For a deeper dive into Coulomb's Law, refer to Hyperphysics's explanation

Real-World Examples of Coulomb Quantities

Understanding the scale of a coulomb requires some perspective. Here are a few examples:

• Static Electricity: The static electricity you experience when touching a doorknob after walking across a carpet involves charges much smaller than a coulomb, typically on the order of nanocoulombs ($10^{-9} \ C$) to microcoulombs ($10^{-6} \ C$).

• Lightning: Lightning strikes involve massive amounts of charge transfer, often on the order of several coulombs to tens of coulombs.

• Capacitors: Capacitors store electrical energy by accumulating charge on their plates.
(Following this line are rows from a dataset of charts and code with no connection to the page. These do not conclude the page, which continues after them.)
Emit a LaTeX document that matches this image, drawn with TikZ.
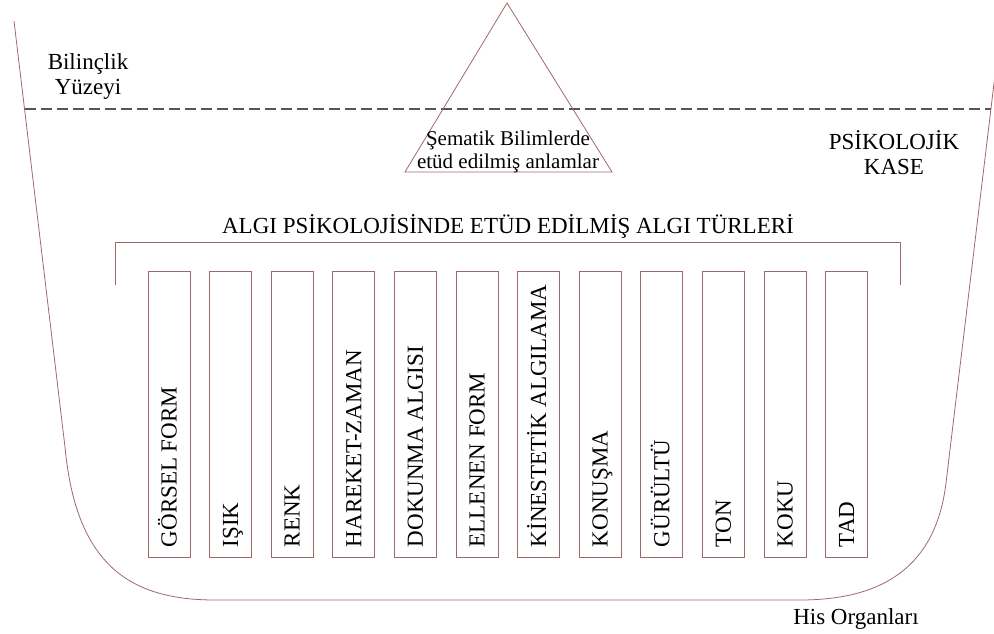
\documentclass[tikz,border=0pt]{standalone}
\usepackage{fontspec}
\setmainfont{Liberation Serif}
\definecolor{bowlred}{RGB}{160,105,105}
\definecolor{surfacegray}{RGB}{85,85,85}
\begin{document}
\begin{tikzpicture}[x=1pt, y=-1pt,
  bowlline/.style={bowlred, line width=0.8pt},
  catbox/.style={draw=bowlred, line width=0.8pt, minimum width=42pt, minimum height=286pt, inner sep=0pt},
  cattext/.style={rotate=90, anchor=base west, inner sep=0pt, font=\fontsize{23}{25}\selectfont},
  lbl/.style={align=center, inner sep=0pt, font=\fontsize{23}{25}\selectfont}]

\clip (0,0) rectangle (994,634);

\draw[bowlline] (14,21) -- (65,447) .. controls (76,565) and (130,600) .. (215,600) -- (800,600) .. controls (885,600) and (936,565) .. (946,483) -- (1004,0);

\draw[surfacegray, line width=1.4pt, dash pattern=on 11pt off 5pt] (25,109) -- (991,109);

\draw[bowlline] (507,3) -- (405,172) -- (612,172) -- cycle;
\node[lbl, font=\fontsize{21}{23}\selectfont] (sema) at (508,152) {Şematik Bilimlerde\\etüd edilmiş anlamlar};

\node[lbl] (yuzey) at (88,77) {Bilinçlik\\Yüzeyi};
\node[lbl] (kase) at (894,153) {PSİKOLOJİK\\KASE};
\node[lbl] (organ) at (856,619) {His Organları};

\node[lbl] (baslik) at (508,226) {ALGI PSİKOLOJİSİNDE ETÜD EDİLMİŞ ALGI TÜRLERİ};
\draw[bowlline] (115,285) -- (115,242) -- (900,242) -- (900,285);

\foreach \name [count=\i from 0] in {GÖRSEL FORM, IŞIK, RENK, HAREKET-ZAMAN, DOKUNMA ALGISI, ELLENEN FORM, KİNESTETİK ALGILAMA, KONUŞMA, GÜRÜLTÜ, TON, KOKU, TAD}{
  \node[catbox] (b\i) at (169+61.6*\i,414) {};
  \node[cattext] (t\i) at ([xshift=7.5pt, yshift=10pt]b\i.south) {\name};
}

\end{tikzpicture}
\end{document}
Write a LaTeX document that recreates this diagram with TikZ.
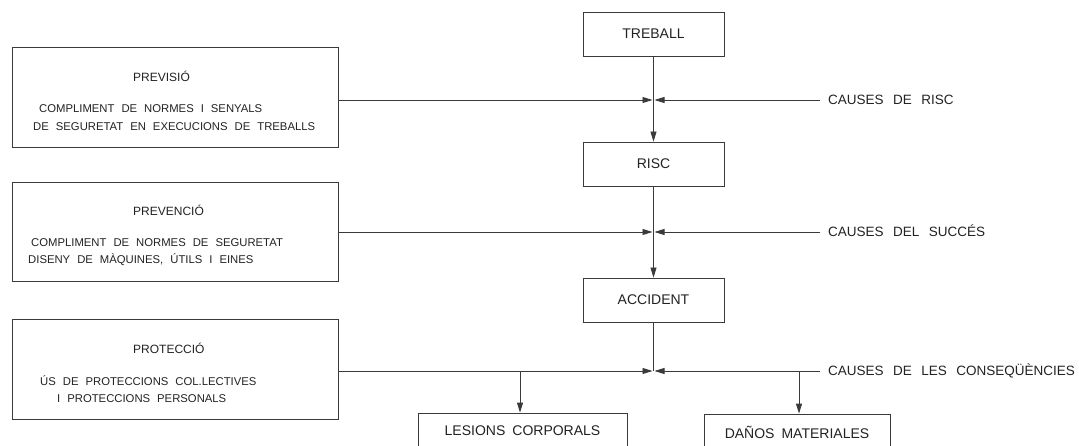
\documentclass[tikz,border=0pt]{standalone}
\usepackage{fontspec}
\setmainfont{Liberation Sans}
\usetikzlibrary{arrows.meta,shadows}
\definecolor{ln}{HTML}{3A3A3A}
\definecolor{tx}{HTML}{222222}
\newcommand\myBoxFont{\fontsize{14}{16}\selectfont\spaceskip 7pt\relax}
\newcommand\myBodyFont{\fontsize{11.3}{13}\selectfont\spaceskip 7pt\relax}
\newcommand\myTitleFont{\fontsize{12}{14}\selectfont}
\newcommand\myLblFont{\fontsize{13.5}{16}\selectfont\spaceskip 9.5pt\relax}
\tikzset{
  box/.style={draw=ln, line width=0.8pt, fill=white, rectangle, inner sep=0pt,
    drop shadow={shadow xshift=1.3pt, shadow yshift=-1.3pt, opacity=1, fill=ln},
    text=tx, font=\myBoxFont},
  bt/.style={anchor=west, inner sep=0pt, text=tx, text height=8.2pt, text depth=0pt,
    font=\myBodyFont},
  ttl/.style={anchor=west, inner sep=0pt, text=tx, text height=8.6pt, text depth=0pt,
    font=\myTitleFont},
  lbl/.style={anchor=west, inner xsep=8pt, inner ysep=0pt, text=tx, text height=9.7pt, text depth=0pt,
    font=\myLblFont},
  arr/.style={draw=ln, line width=0.8pt, -{Triangle[length=10pt,width=6pt]}},
  ln/.style={draw=ln, line width=0.8pt}
}
\begin{document}
\begin{tikzpicture}[x=1pt,y=-1pt]
\useasboundingbox (0,0) rectangle (1079,446);
\clip (0,0) rectangle (1079,446);
% central boxes
\node[box, minimum width=141pt, minimum height=44pt] (treball) at (653.5,34) {TREBALL};
\node[box, minimum width=141pt, minimum height=44pt] (risc) at (653.5,164) {RISC};
\node[box, minimum width=141pt, minimum height=44pt] (accident) at (653.5,300) {ACCIDENT};
\node[box, minimum width=209pt, minimum height=36pt] (lesions) at (522.5,431) {LESIONS CORPORALS};
\node[box, minimum width=186pt, minimum height=36pt] (danos) at (797,432) {DAÑOS MATERIALES};
% left boxes
\node[box, minimum width=326pt, minimum height=100pt] (previsio) at (175,97) {};
\node[box, minimum width=326pt, minimum height=99pt] (prevencio) at (175,231.5) {};
\node[box, minimum width=326pt, minimum height=100pt] (proteccio) at (175,369) {};
\node[ttl] (t1) at (133,77) {PREVISIÓ};
\node[bt] (t1a) at (39,108) {COMPLIMENT DE NORMES I SENYALS};
\node[bt] (t1b) at (33,126) {DE SEGURETAT EN EXECUCIONS DE TREBALLS};
\node[ttl] (t2) at (133,211) {PREVENCIÓ};
\node[bt] (t2a) at (31,242) {COMPLIMENT DE NORMES DE SEGURETAT};
\node[bt] (t2b) at (28,259) {DISENY DE MÀQUINES, ÚTILS I EINES};
\node[ttl] (t3) at (133,349) {PROTECCIÓ};
\node[bt] (t3a) at (40,381) {ÚS DE PROTECCIONS COL.LECTIVES};
\node[bt] (t3b) at (57,398) {I PROTECCIONS PERSONALS};
% right labels
\node[lbl] (c1) at (820,100) {CAUSES DE RISC};
\node[lbl] (c2) at (820,232) {CAUSES DEL SUCCÉS};
\node[lbl] (c3) at (820,371) {CAUSES DE LES CONSEQÜÈNCIES};
% junctions
\coordinate (j1) at (653.5,100);
\coordinate (j2) at (653.5,232);
\coordinate (j3) at (653.5,371);
\coordinate (b1) at (520,371);
\coordinate (b2) at (799,371);
% connectors
\draw[arr] (treball) -- (risc);
\draw[arr] (risc) -- (accident);
\draw[ln] (accident) -- (j3);
\draw[arr] (previsio.east |- j1) -- ([xshift=-1pt]j1);
\draw[arr] (c1.west) -- ([xshift=1pt]j1);
\draw[arr] (prevencio.east |- j2) -- ([xshift=-1pt]j2);
\draw[arr] (c2.west) -- ([xshift=1pt]j2);
\draw[arr] (proteccio.east |- j3) -- ([xshift=-1pt]j3);
\draw[arr] (c3.west) -- ([xshift=1pt]j3);
\draw[arr] (b1) -- (b1 |- lesions.north);
\draw[arr] (b2) -- (b2 |- danos.north);
\end{tikzpicture}
\end{document}
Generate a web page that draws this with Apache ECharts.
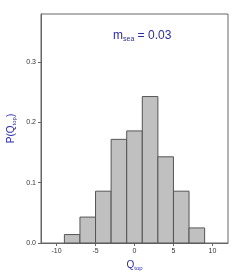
<!DOCTYPE html>
<html><head><meta charset="utf-8">
<script src="https://cdn.jsdelivr.net/npm/echarts@6/dist/echarts.min.js"></script>
<style>html,body{margin:0;padding:0;background:#fff}#c{width:240px;height:273px}</style>
</head><body><div id="c"></div>
<script>
const binEdgesLeft = [-9, -7, -5, -3, -1, 1, 3, 5, 7];
const binWidth = 2;
const probs = [0.014, 0.043, 0.086, 0.172, 0.186, 0.243, 0.143, 0.086, 0.025];
const xTicks = [-10, -5, 0, 5, 10];
const yTicks = [0, 0.1, 0.2, 0.3];

const data = binEdgesLeft.map((x, i) => [x, x + binWidth, probs[i]]);
const blue = '#2b2ba8';
const F = 'Liberation Sans';
const rich = (big, small) => ({
  m: {fontFamily: F, fontSize: big, color: blue, fontWeight: 'normal', verticalAlign: 'bottom', lineHeight: big + 2},
  s: {fontFamily: F, fontSize: small, color: blue, fontWeight: 'normal', verticalAlign: 'bottom', lineHeight: big + 2, padding: [0, 0, -1, 0]}
});
const chart = echarts.init(document.getElementById('c'));
chart.setOption({
  animation: false,
  grid: {left: 41, right: 12, top: 14, bottom: 30, show: true, borderColor: '#666', borderWidth: 1, outerBoundsMode: 'none', containLabel: false},
  title: {
    text: '{m|m}{s|sea}{m| = 0.03}',
    left: 108, top: 23,
    textStyle: {fontWeight: 'normal', rich: rich(12, 7)}
  },
  xAxis: {
    type: 'value', min: -12, max: 12,
    name: '{m|Q}{s|top}', nameLocation: 'middle', nameGap: 13,
    nameTextStyle: {rich: rich(10, 6)},
    axisLine: {show: true, onZero: false, lineStyle: {color: '#666'}},
    axisTick: {show: true, length: 3, customValues: xTicks, lineStyle: {color: '#666'}},
    axisLabel: {customValues: xTicks, fontFamily: F, fontSize: 7, color: '#333', margin: 5},
    splitLine: {show: false}
  },
  yAxis: {
    type: 'value', min: 0, max: 0.38,
    name: '{m|P(Q}{s|top}{m|)}', nameLocation: 'middle', nameGap: 25, nameMoveOverlap: false,
    nameTextStyle: {rich: rich(10, 6)},
    axisLine: {show: true, onZero: false, lineStyle: {color: '#666'}},
    axisTick: {show: true, length: 3, customValues: yTicks, lineStyle: {color: '#666'}},
    axisLabel: {customValues: yTicks, formatter: v => v.toFixed(1), fontFamily: F, fontSize: 7, color: '#333', margin: 5},
    splitLine: {show: false}
  },
  series: [{
    type: 'custom',
    data: data,
    encode: {x: [0, 1], y: 2},
    renderItem: function (params, api) {
      const p0 = api.coord([api.value(0), 0]);
      const p1 = api.coord([api.value(1), api.value(2)]);
      return {
        type: 'rect',
        shape: {x: p0[0], y: p1[1], width: p1[0] - p0[0], height: p0[1] - p1[1]},
        style: {fill: '#c0c0c0', stroke: '#555', lineWidth: 1}
      };
    }
  }]
});
</script></body></html>
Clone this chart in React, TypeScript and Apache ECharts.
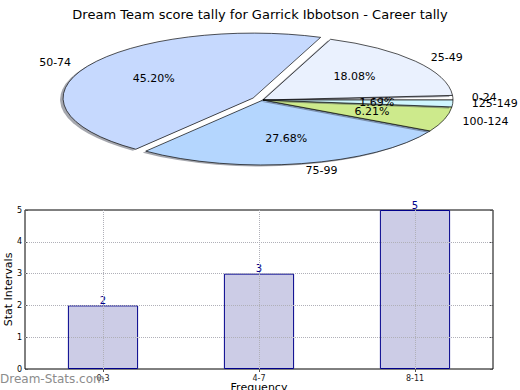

A typical capacitor might store microcoulombs to millicoulombs ($10^{-3} \ C$) of charge at a given voltage. For example, a 100µF capacitor charged to 12V will have 0.0012 Coulombs of charge.

  $Q = C \cdot V$

  Where:

  • Q is the charge in Coulombs
  • C is the capacitance in Farads
  • V is the voltage in Volts

• Batteries: Batteries provide a source of electrical energy by maintaining a potential difference (voltage) that can drive a current. The amount of charge a battery can deliver over its lifetime is often rated in Ampere-hours (Ah). One Ampere-hour is equal to 3600 Coulombs (since 1 hour = 3600 seconds). Therefore, a 1 Ah battery can theoretically supply 1 Ampere of current for 1 hour, or 3600 Coulombs of charge in that hour.